Senate Years of Service:1857-1869
DIXON, James, a Representative and a Senator from Connecticut; born in Enfield, Hartford County, Conn., August 5, 1814; pursued preparatory studies; graduated from Williams College, Williamstown, Mass., in 1834; studied law; admitted to the bar in 1834 and commenced practice in Enfield, Conn.; member, State house of representatives 1837-1838, 1844, and served as speaker in 1837; moved to Hartford, Conn., in 1839 and continued the practice of law; elected as a Whig to the Twenty-ninth and Thirtieth Congresses (March 4, 1845-March 3, 1849); member, State house of representatives 1854; declined the nomination for Governor of Connecticut in 1854; unsuccessful candidate for United States Senator in 1854; elected as a Republican to the United States Senate in 1856; reelected in 1863, and served from March 4, 1857, to March 3, 1869; chairman, Committee to Audit and Control the Contingent Expenses (Thirty-seventh and Thirty-eighth Congresses), Committee on District of Columbia (Thirty-eighth and Thirty-ninth Congresses), Committee on Post Office and Post Roads (Thirty-ninth Congress); unsuccessful Democratic candidate for the United States Senate and the House of Representatives in 1868; appointed Minister to Russia in 1869 but declined; engaged in literary pursuits and extensive traveling until his death in Hartford, Conn., March 27, 1873; interment in Cedar Hill Cemetery.

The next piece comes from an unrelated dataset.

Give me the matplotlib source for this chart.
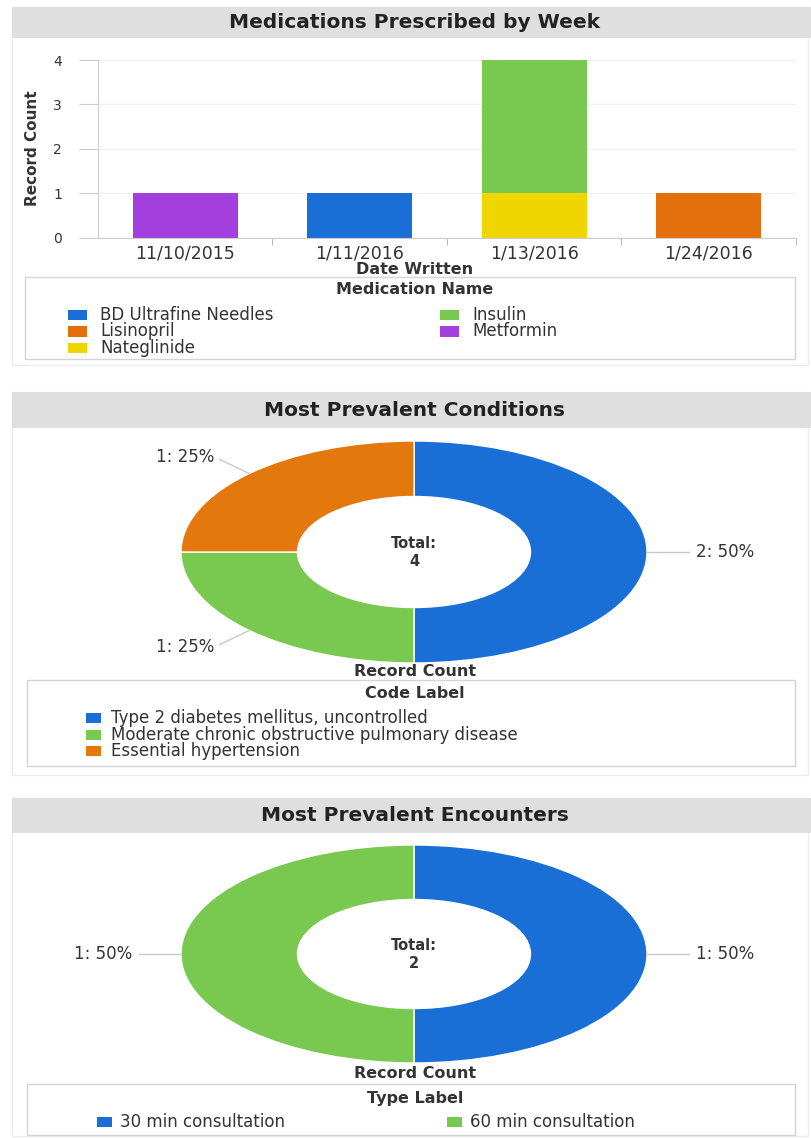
import matplotlib
matplotlib.use("Agg")
import matplotlib.pyplot as plt
from matplotlib.patches import Rectangle
import numpy as np

plt.rcParams['font.family'] = ['DejaVu Sans']

# ---- data ----
dates = ['11/10/2015', '1/11/2016', '1/13/2016', '1/24/2016']
med_names = ['BD Ultrafine Needles', 'Insulin', 'Lisinopril', 'Metformin', 'Nateglinide']
med_counts = {
    'Metformin':            [1, 0, 0, 0],
    'BD Ultrafine Needles': [0, 1, 0, 0],
    'Nateglinide':          [0, 0, 1, 0],
    'Insulin':              [0, 0, 3, 0],
    'Lisinopril':           [0, 0, 0, 1],
}
med_colors = {
    'BD Ultrafine Needles': '#1a6fd6',
    'Insulin': '#79c84f',
    'Lisinopril': '#e3700d',
    'Metformin': '#a33fdc',
    'Nateglinide': '#f0d600',
}

cond_labels = ['Type 2 diabetes mellitus, uncontrolled',
               'Moderate chronic obstructive pulmonary disease',
               'Essential hypertension']
cond_counts = [2, 1, 1]
cond_colors = ['#1a6fd6', '#79c84f', '#e3780d']

enc_labels = ['30 min consultation', '60 min consultation']
enc_counts = [1, 1]
enc_colors = ['#1a6fd6', '#79c84f']

W, H = 812, 1138
fig = plt.figure(figsize=(W / 100, H / 100), dpi=100)
fig.patch.set_facecolor('white')


def px_axes(l, t, w, h):
    return fig.add_axes([l / W, 1 - (t + h) / H, w / W, h / H])


def ftext(x, y, s, **kw):
    kw.setdefault('ha', 'center')
    kw.setdefault('va', 'center')
    fig.text(x / W, 1 - y / H, s, **kw)


def frect(x, y, w, h, **kw):
    fig.patches.append(Rectangle((x / W, 1 - (y + h) / H), w / W, h / H,
                                 transform=fig.transFigure, **kw))


def header(y0, y1, title):
    frect(12, y0, 800, y1 - y0, facecolor='#dfdfdf', edgecolor='none')
    ftext(415, (y0 + y1) / 2, title, fontsize=14.5, fontweight='bold', color='#222222')


def legend_item(x, y, color, label, sw=19, gap=13):
    frect(x, y - 5, sw, 10, facecolor=color, edgecolor='none')
    ftext(x + sw + gap, y, label, ha='left', fontsize=12, color='#333333')


# panel outlines
for y0, y1 in [(7, 365), (392, 775), (798, 1136)]:
    frect(12, y0, 796, y1 - y0, facecolor='none', edgecolor='#ececec', lw=1)

# ---- panel 1: stacked bars ----
header(7, 38, 'Medications Prescribed by Week')
ax = px_axes(98, 60, 698, 178)
x = np.arange(len(dates))
bottom = np.zeros(len(dates))
for name, vals in med_counts.items():
    ax.bar(x, vals, width=0.6, bottom=bottom, color=med_colors[name], zorder=2)
    bottom += np.array(vals)
ax.set_xlim(-0.5, len(dates) - 0.5)
ax.set_ylim(0, 4)
ax.set_yticks(range(5))
ax.set_xticks(x)
ax.set_xticklabels(dates, fontsize=12.5, color='#333333')
ax.set_xticks(np.arange(len(dates)) + 0.5, minor=True)
ax.tick_params(axis='x', which='major', length=0, pad=5)
ax.tick_params(axis='x', which='minor', length=5, color='#aaaaaa')
ax.tick_params(axis='y', length=14, color='#cccccc', pad=12, labelsize=10, labelcolor='#333333')
ax.grid(axis='y', color='#f1f1f1', lw=1, zorder=0)
for s in ['top', 'right']:
    ax.spines[s].set_visible(False)
ax.spines['left'].set_color('#cccccc')
ax.spines['bottom'].set_color('#cccccc')
ftext(33, 148, 'Record Count', rotation=90, fontsize=11, fontweight='bold', color='#333333')
ftext(415, 269, 'Date Written', fontsize=11.5, fontweight='bold', color='#333333')

frect(25, 277, 770, 82, facecolor='none', edgecolor='#d4d4d4', lw=1)
ftext(415, 290, 'Medication Name', fontsize=11.5, fontweight='bold', color='#333333')
col1 = ['BD Ultrafine Needles', 'Lisinopril', 'Nateglinide']
col2 = ['Insulin', 'Metformin']
for i, n in enumerate(col1):
    legend_item(68, 315 + i * 16.5, med_colors[n], n)
for i, n in enumerate(col2):
    legend_item(440, 315 + i * 16.5, med_colors[n], n)


# ---- donut helper ----
def donut(cx, cy, rx, ry, counts, colors):
    a = px_axes(cx - rx, cy - ry, 2 * rx, 2 * ry)
    wedges, _ = a.pie(counts, colors=colors, startangle=90, counterclock=False,
                      radius=1, wedgeprops=dict(width=0.5, edgecolor='white', linewidth=1))
    a.set_aspect('auto')
    a.set_xlim(-1, 1)
    a.set_ylim(-1, 1)
    total = sum(counts)
    for w, c in zip(wedges, counts):
        th = np.deg2rad((w.theta1 + w.theta2) / 2)
        cs, sn = np.cos(th), np.sin(th)
        a.plot([cs, cs * 1.18], [sn, sn * 1.18], color='#c8c8c8', lw=1, clip_on=False)
        a.text(cs * 1.21, sn * 1.21, f'{c}: {c / total:.0%}',
               ha='left' if cs > 0 else 'right', va='center', fontsize=12, color='#333333')
    a.text(0, 0.08, 'Total:', ha='center', va='center', fontsize=10.5, fontweight='bold', color='#333333')
    a.text(0, -0.09, str(total), ha='center', va='center', fontsize=10.5, fontweight='bold', color='#333333')
    return a


# ---- panel 2 ----
header(392, 428, 'Most Prevalent Conditions')
donut(414, 552, 233, 111, cond_counts, cond_colors)
ftext(415, 671, 'Record Count', fontsize=11.5, fontweight='bold', color='#333333')
frect(27, 680, 768, 86, facecolor='none', edgecolor='#d4d4d4', lw=1)
ftext(415, 694, 'Code Label', fontsize=11.5, fontweight='bold', color='#333333')
for i, (lab, col) in enumerate(zip(cond_labels, cond_colors)):
    legend_item(86, 718 + i * 16.5, col, lab, sw=15, gap=10)

# ---- panel 3 ----
header(798, 833, 'Most Prevalent Encounters')
donut(414, 954, 233, 109, enc_counts, enc_colors)
ftext(415, 1073, 'Record Count', fontsize=11.5, fontweight='bold', color='#333333')
frect(27, 1084, 768, 51, facecolor='none', edgecolor='#d4d4d4', lw=1)
ftext(415, 1099, 'Type Label', fontsize=11.5, fontweight='bold', color='#333333')
legend_item(97, 1122, enc_colors[0], enc_labels[0], sw=15, gap=8)
legend_item(447, 1122, enc_colors[1], enc_labels[1], sw=15, gap=8)

fig.savefig('out.png', dpi=100)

BibliographyDictionary of American Biography; Albright, Claude. “Dixon, Doolittle, and Norton: The Forgotten Republican Votes on Andrew Johnson's Impeachment.“ Wisconsin Magazine of History 59 (Winter 1975-1976): 91-100; Burr, Nelson B. “United States Senator James Dixon: 1814-1873, Episcopalian Anti-Slavery Statesman.“ History Magazine of the Protestant Episcopal Church 50 (March 1981): 29-72.